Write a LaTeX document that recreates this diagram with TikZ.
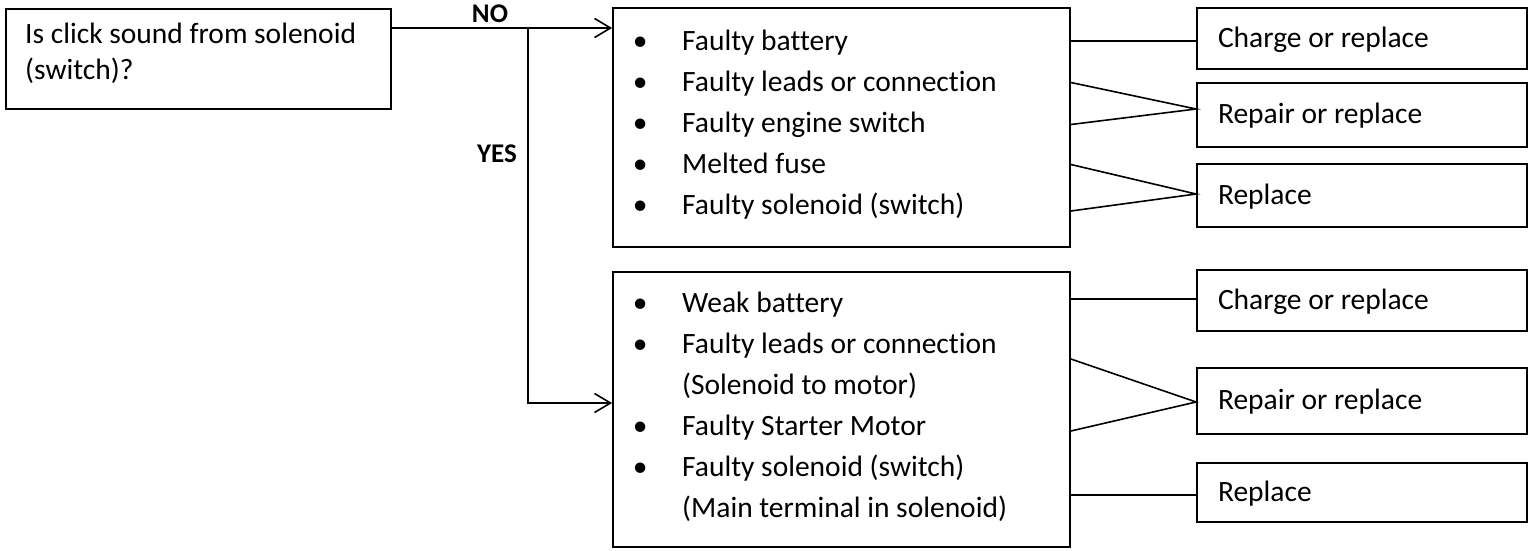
\documentclass[tikz,border=0pt]{standalone}
\usepackage{fontspec}
\setmainfont{Carlito}[Ligatures=NoCommon]
\usetikzlibrary{arrows.meta}

\newcommand{\itm}{\strut\makebox[84pt][c]{\textbullet}}
\newcommand{\cont}{\strut\hspace*{84pt}}

\tikzset{
  box/.style={draw, line width=1.8pt, inner sep=0pt},
  fixbox/.style={box, minimum width=330pt, text width=288pt, inner xsep=21pt, align=flush left, text height=23pt, text depth=5.6pt},
  txt/.style={inner sep=0pt, align=left, anchor=north west},
  answer/.style={anchor=base, inner sep=0pt, font=\fontsize{27pt}{31pt}\selectfont\bfseries},
  link/.style={line width=1.6pt},
  arr/.style={link, -{Straight Barb[length=16pt,width=19pt,line width=1.6pt]}}
}

\begin{document}
\begin{tikzpicture}[x=1pt, y=-1pt, font=\fontsize{29.5pt}{41pt}\selectfont]
    \useasboundingbox (0,0) rectangle (1530,551);

    % Question
    \node[box, minimum width=385pt, minimum height=100pt] (q) at (198.5,59) {};
    \node[txt, font=\fontsize{29.5pt}{36pt}\selectfont] (qtxt) at (25,18.5) {\strut Is click sound from solenoid\\\strut(switch)?};

    % Causes
    \node[box, minimum width=457pt, minimum height=239pt] (b1) at (841.5,127.5) {};
    \node[txt] (l1) at (598,21.5) {\itm Faulty battery\\\itm Faulty leads or connection\\\itm Faulty engine switch\\\itm Melted fuse\\\itm Faulty solenoid (switch)};
    \node[box, minimum width=457pt, minimum height=275pt] (b2) at (841.5,409.5) {};
    \node[txt] (l2) at (598,283.3) {\itm Weak battery\\\itm Faulty leads or connection\\\cont(Solenoid to motor)\\\itm Faulty Starter Motor\\\itm Faulty solenoid (switch)\\\cont(Main terminal in solenoid)};

    % Remedies
    \node[fixbox, minimum height=61pt] (chg1) at (1362,38.5) {Charge or replace};
    \node[fixbox, minimum height=64pt] (rep1) at (1362,115) {Repair or replace};
    \node[fixbox, minimum height=63pt] (rpl1) at (1362,195.5) {Replace};
    \node[fixbox, minimum height=61pt] (chg2) at (1362,300.5) {Charge or replace};
    \node[fixbox, minimum height=66pt] (rep2) at (1362,401) {Repair or replace};
    \node[fixbox, minimum height=59pt] (rpl2) at (1362,492.5) {Replace};

    % Answers
    \node[answer] (no) at (490,23) {NO};
    \node[answer] (yes) at (497,162.5) {YES};

    \coordinate (split) at (528,28);
    \draw[link] (q.east |- split) -- (split);
    \draw[arr] (split) -- (b1.west |- split);
    \draw[arr] (split) |- (b2.west |- 0,403);

    % Links to remedies
    \draw[link, line width=2.6pt] (b1.east |- 0,41) -- (chg1.west |- 0,41);
    \draw[link] (b1.east |- 0,82.5) -- (rep1.west |- 0,109) -- (b1.east |- 0,124.5);
    \draw[link] (b1.east |- 0,164.5) -- (rpl1.west |- 0,194) -- (b1.east |- 0,211);
    \draw[link] (b2.east |- 0,299) -- (chg2.west |- 0,299);
    \draw[link] (b2.east |- 0,359) -- (rep2.west |- 0,402) -- (b2.east |- 0,431);
    \draw[link] (b2.east |- 0,495) -- (rpl2.west |- 0,495);
\end{tikzpicture}
\end{document}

Objective
Restate each line from the start of the listing through the line bearing "(qtxt) at (25,18.5)" word for word. Drop the pictures.

Answer to this problem
Write a LaTeX document that recreates this diagram with TikZ.
\documentclass[tikz,border=0pt]{standalone}
\usepackage{fontspec}
\setmainfont{Carlito}[Ligatures=NoCommon]
\usetikzlibrary{arrows.meta}

\newcommand{\itm}{\strut\makebox[84pt][c]{\textbullet}}
\newcommand{\cont}{\strut\hspace*{84pt}}

\tikzset{
  box/.style={draw, line width=1.8pt, inner sep=0pt},
  fixbox/.style={box, minimum width=330pt, text width=288pt, inner xsep=21pt, align=flush left, text height=23pt, text depth=5.6pt},
  txt/.style={inner sep=0pt, align=left, anchor=north west},
  answer/.style={anchor=base, inner sep=0pt, font=\fontsize{27pt}{31pt}\selectfont\bfseries},
  link/.style={line width=1.6pt},
  arr/.style={link, -{Straight Barb[length=16pt,width=19pt,line width=1.6pt]}}
}

\begin{document}
\begin{tikzpicture}[x=1pt, y=-1pt, font=\fontsize{29.5pt}{41pt}\selectfont]
    \useasboundingbox (0,0) rectangle (1530,551);

    % Question
    \node[box, minimum width=385pt, minimum height=100pt] (q) at (198.5,59) {};
    \node[txt, font=\fontsize{29.5pt}{36pt}\selectfont] (qtxt) at (25,18.5) {\strut Is click sound from solenoid\\\strut(switch)?};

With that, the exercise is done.